In his career, Sosa has had the opportunity to work for international banks from Europe, Latin America, and the Caribbean, as well as local Miami community and regional banks. His operational experience in wire transfers, deposit management, teller operations, and other areas provides the foundation to apply technology innovation in bank operations. This fusion of business and technology is where Sosa sees the added value that produces continuous efficiency improvements.
At present, Sosa leads teams based in Miami, Florida, Honduras, El Salvador, and Colombia. While everyone may speak a version of Spanish, the subtleties of regional dialects can still make it hard for international colleagues to understand each other. Sosa says it requires patience, empathy, and a willingness to build relationships over time.

Keeping that team feeling united and as one can be difficult when you’re crossing time zones and cultural lines. Sosa says he makes a serious effort to keep his team feeling together, even though the team is remote and separated. He holds regular meetings with his groups and works to drive a feeling of shared ownership across his organization.
“I had one fantastic mentor, and he taught me to always put myself in my team’s position. I want to be an inspirational leader, and I want to drive them to do their best work.”
Roger Sosa
The leader says his management philosophy can be distilled down into three core components: people, technology, and processes.
“It’s not technology that drives people,” Sosa explains. “It’s the people who drive technology and processes. People always come first, otherwise you’re going to have problems.”
That’s especially important with the current wave of artificial intelligence creating a mix of both positive and negative disruption.

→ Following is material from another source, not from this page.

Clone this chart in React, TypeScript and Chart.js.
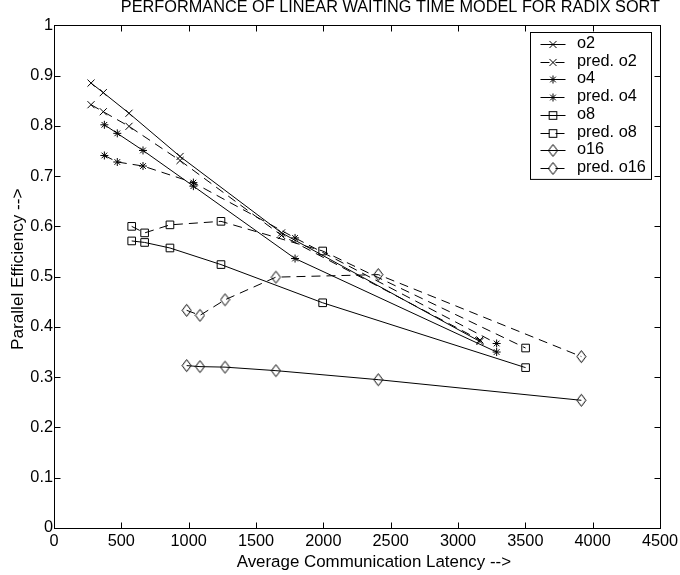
import React, { useEffect, useRef } from "react";
import { Chart, registerables } from "chart.js";

Chart.register(...registerables);

const FONT_FAMILY = '"Liberation Sans", Arial, Helvetica, sans-serif';
const FONT_SIZE = 16.3;
const X_LABEL_SIZE = 16.9;
const Y_LABEL_SIZE = 17.2;

const chartTitle = "PERFORMANCE OF LINEAR WAITING TIME MODEL FOR RADIX SORT";
const xAxisTitle = "Average Communication Latency -->";
const yAxisTitle = "Parallel Efficiency -->";

const xTickValues = [0, 500, 1000, 1500, 2000, 2500, 3000, 3500, 4000, 4500];
const yTickValues = [0, 0.1, 0.2, 0.3, 0.4, 0.5, 0.6, 0.7, 0.8, 0.9, 1];

// Average communication latency for each overhead configuration
const latencyO2 = [275, 366, 557, 936, 1690, 3163];
const latencyO4 = [374, 470, 661, 1035, 1790, 3287];
const latencyO8 = [577, 673, 861, 1240, 1995, 3502];
const latencyO16 = [985, 1084, 1270, 1648, 2408, 3916];

// Measured parallel efficiency
const measuredO2 = [0.885, 0.866, 0.825, 0.739, 0.587, 0.371];
const measuredO4 = [0.802, 0.785, 0.751, 0.68, 0.536, 0.35];
const measuredO8 = [0.571, 0.568, 0.557, 0.524, 0.448, 0.319];
const measuredO16 = [0.323, 0.321, 0.32, 0.313, 0.295, 0.254];

// Efficiency predicted by the linear waiting time model
const predictedO2 = [0.842, 0.828, 0.799, 0.731, 0.582, 0.374];
const predictedO4 = [0.741, 0.728, 0.72, 0.687, 0.577, 0.367];
const predictedO8 = [0.6, 0.587, 0.603, 0.61, 0.551, 0.358];
const predictedO16 = [0.433, 0.423, 0.454, 0.499, 0.504, 0.341];

const seriesLabels = ["o2", "pred. o2", "o4", "pred. o4", "o8", "pred. o8", "o16", "pred. o16"];

const DASH = [9, 6];

function makeDiamond(): HTMLCanvasElement {
  const c = document.createElement("canvas");
  c.width = 11;
  c.height = 15;
  const g = c.getContext("2d")!;
  g.strokeStyle = "#000";
  g.lineWidth = 1;
  g.beginPath();
  g.moveTo(5.5, 1.5);
  g.lineTo(10, 7.5);
  g.lineTo(5.5, 13.5);
  g.lineTo(1, 7.5);
  g.closePath();
  g.stroke();
  return c;
}

type Marker = { style: any; radius: number };

function drawMarker(ctx: CanvasRenderingContext2D, m: Marker, x: number, y: number) {
  const r = m.radius;
  ctx.beginPath();
  if (m.style === "crossRot") {
    const d = r * Math.SQRT1_2;
    ctx.moveTo(x - d, y - d);
    ctx.lineTo(x + d, y + d);
    ctx.moveTo(x - d, y + d);
    ctx.lineTo(x + d, y - d);
    ctx.stroke();
  } else if (m.style === "star") {
    const d = r * Math.SQRT1_2;
    ctx.moveTo(x - r, y);
    ctx.lineTo(x + r, y);
    ctx.moveTo(x, y - r);
    ctx.lineTo(x, y + r);
    ctx.moveTo(x - d, y - d);
    ctx.lineTo(x + d, y + d);
    ctx.moveTo(x - d, y + d);
    ctx.lineTo(x + d, y - d);
    ctx.stroke();
  } else if (m.style === "rect") {
    const s = r * Math.SQRT1_2;
    ctx.strokeRect(x - s, y - s, 2 * s, 2 * s);
  } else if (m.style instanceof HTMLCanvasElement) {
    ctx.drawImage(m.style, x - m.style.width / 2, y - m.style.height / 2);
  }
}

function toPoints(xs: number[], ys: number[]) {
  return xs.map((x, i) => ({ x, y: ys[i] }));
}

// Box frame with inward ticks on all four sides
const axesFramePlugin = {
  id: "axesFrame",
  beforeDatasetsDraw(chart: any) {
    const { ctx, chartArea } = chart;
    const xs = chart.scales.x;
    const ys = chart.scales.y;
    const left = Math.round(chartArea.left) + 0.5;
    const right = Math.round(chartArea.right) + 0.5;
    const top = Math.round(chartArea.top) + 0.5;
    const bottom = Math.round(chartArea.bottom) + 0.5;
    const tick = 6;
    ctx.save();
    ctx.strokeStyle = "#000";
    ctx.lineWidth = 1;
    ctx.setLineDash([]);
    ctx.beginPath();
    xTickValues.forEach((v) => {
      const px = Math.round(xs.getPixelForValue(v)) + 0.5;
      ctx.moveTo(px, bottom);
      ctx.lineTo(px, bottom - tick);
      ctx.moveTo(px, top);
      ctx.lineTo(px, top + tick);
    });
    yTickValues.forEach((v) => {
      const py = Math.round(ys.getPixelForValue(v)) + 0.5;
      ctx.moveTo(left, py);
      ctx.lineTo(left + tick, py);
      ctx.moveTo(right, py);
      ctx.lineTo(right - tick, py);
    });
    ctx.stroke();
    ctx.strokeRect(left, top, right - left, bottom - top);
    ctx.restore();
  },
  afterDraw(chart: any) {
    const { ctx, chartArea } = chart;
    ctx.save();
    ctx.fillStyle = "#000";
    ctx.textAlign = "left";
    ctx.textBaseline = "alphabetic";
    ctx.font = `${X_LABEL_SIZE}px ${FONT_FAMILY}`;
    ctx.fillText(xAxisTitle, chartArea.left + 182.7, chartArea.bottom + 38.7);
    ctx.font = `${Y_LABEL_SIZE}px ${FONT_FAMILY}`;
    ctx.translate(chartArea.left - 31.3, chartArea.bottom - 178);
    ctx.rotate(-Math.PI / 2);
    ctx.fillText(yAxisTitle, 0, 0);
    ctx.restore();
  },
};

const boxLegendPlugin = {
  id: "boxLegend",
  afterDraw(chart: any) {
    const { ctx, chartArea } = chart;
    const boxRight = Math.round(chartArea.right) - 8.5;
    const boxLeft = boxRight - 121;
    const boxTop = Math.round(chartArea.top) + 7.5;
    const rowStep = 17.7;
    const firstRow = boxTop + 11.5;
    const boxBottom = firstRow + rowStep * (seriesLabels.length - 1) + 11.5;
    ctx.save();
    ctx.fillStyle = "#fff";
    ctx.fillRect(boxLeft, boxTop, boxRight - boxLeft, boxBottom - boxTop);
    ctx.strokeStyle = "#000";
    ctx.lineWidth = 1;
    ctx.setLineDash([]);
    ctx.strokeRect(boxLeft, boxTop, boxRight - boxLeft, boxBottom - boxTop);
    ctx.font = `${FONT_SIZE}px ${FONT_FAMILY}`;
    ctx.textBaseline = "middle";
    ctx.textAlign = "left";
    chart.data.datasets.forEach((ds: any, i: number) => {
      const y = Math.round(firstRow + i * rowStep) + 0.5;
      const x0 = boxLeft + 10;
      const x1 = boxLeft + 35;
      ctx.strokeStyle = "#000";
      ctx.setLineDash(ds.borderDash && ds.borderDash.length ? DASH : []);
      ctx.beginPath();
      ctx.moveTo(x0, y);
      ctx.lineTo(x1, y);
      ctx.stroke();
      ctx.setLineDash([]);
      drawMarker(ctx, { style: ds.pointStyle, radius: ds.pointRadius }, (x0 + x1) / 2, y);
      ctx.fillStyle = "#000";
      ctx.fillText(ds.label, boxLeft + 46.5, y - 0.5);
    });
    ctx.restore();
  },
};

export default function App() {
  const canvasRef = useRef<HTMLCanvasElement>(null);

  useEffect(() => {
    document.body.style.margin = "0";
    const diamond = makeDiamond();
    const markers: Marker[] = [
      { style: "crossRot", radius: 5 },
      { style: "star", radius: 4 },
      { style: "rect", radius: 5.4 },
      { style: diamond, radius: 5 },
    ];
    const latencies = [latencyO2, latencyO4, latencyO8, latencyO16];
    const measured = [measuredO2, measuredO4, measuredO8, measuredO16];
    const predicted = [predictedO2, predictedO4, predictedO8, predictedO16];

    const datasets: any[] = [];
    latencies.forEach((lat, k) => {
      [measured[k], predicted[k]].forEach((vals, j) => {
        datasets.push({
          label: seriesLabels[k * 2 + j],
          data: toPoints(lat, vals),
          showLine: true,
          tension: 0,
          fill: false,
          borderColor: "#000",
          borderWidth: 1,
          borderDash: j === 1 ? DASH : [],
          pointStyle: markers[k].style,
          pointRadius: markers[k].radius,
          pointBorderColor: "#000",
          pointBackgroundColor: "rgba(0,0,0,0)",
          pointBorderWidth: 1,
        });
      });
    });

    const tickFont = { family: FONT_FAMILY, size: FONT_SIZE, lineHeight: 1.2 };

    const chart = new Chart(canvasRef.current!, {
      type: "scatter",
      data: { datasets },
      options: {
        responsive: false,
        animation: false,
        devicePixelRatio: 1,
        events: [],
        layout: { padding: { top: 0, right: 20, bottom: 0, left: 0 } },
        plugins: {
          legend: { display: false },
          tooltip: { enabled: false },
          title: {
            display: true,
            text: chartTitle,
            align: "end",
            color: "#000",
            font: { family: FONT_FAMILY, size: FONT_SIZE, weight: "normal", lineHeight: 0.9 },
            padding: { top: 0, bottom: 10.6 },
          },
        },
        scales: {
          x: {
            type: "linear",
            min: 0,
            max: 4500,
            afterBuildTicks: (scale: any) => {
              scale.ticks = xTickValues.map((value) => ({ value }));
            },
            afterFit: (scale: any) => {
              scale.height = 47;
              scale.paddingLeft = 0;
              scale.paddingRight = 0;
            },
            grid: { display: false, drawTicks: false },
            border: { display: false },
            ticks: {
              color: "#000",
              font: tickFont,
              padding: 4,
              maxRotation: 0,
              autoSkip: false,
              callback: (v: any) => String(v),
            },
          },
          y: {
            type: "linear",
            min: 0,
            max: 1,
            afterBuildTicks: (scale: any) => {
              scale.ticks = yTickValues.map((value) => ({ value }));
            },
            afterFit: (scale: any) => {
              scale.width = 54;
              scale.paddingTop = 0;
              scale.paddingBottom = 0;
            },
            grid: { display: false, drawTicks: false },
            border: { display: false },
            ticks: {
              color: "#000",
              font: tickFont,
              padding: 1,
              autoSkip: false,
              callback: (v: any) => String(Math.round(Number(v) * 10) / 10),
            },
          },
        },
      },
      plugins: [axesFramePlugin, boxLegendPlugin],
    } as any);

    return () => chart.destroy();
  }, []);

  return (
    <div style={{ width: 680, height: 575 }}>
      <canvas ref={canvasRef} width={680} height={575} style={{ display: "block" }} />
    </div>
  );
}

Sosa likens it to the early days of the internet in the nineties, noting that while technology is transformative, it is ultimately people who determine its application and impact.
“That may change in fifty years,” Sosa says, laughing. “But for now, people are the ones driving the technology.”
“People, technology, and processes” is a reflection of the strong mentors Sosa says he’s experienced during his career, particularly during his “growing up” period at Coutts.
“I had one fantastic mentor, and he taught me to always put myself in my team’s position,” the executive says. “I want to be an inspirational leader, and I want to drive them to do their best work. There’s the practical side where I just try and lead by example. But what I want to give my team more than anything is hope.”
Sosa’s inspiration has also paid off at home, though he won’t take credit for it. Both of his sons have pursued careers in technology, but the executive swears he never pushed them in that direction. If they follow Sosa, it is an organic occurrence, at least according to him.
The tech leader’s family is incredibly important to him.
“I have a beautiful and great wife, I have two wonderful sons,” Sosa shares. “My family definitely gives me my energy and my reason, my purpose.”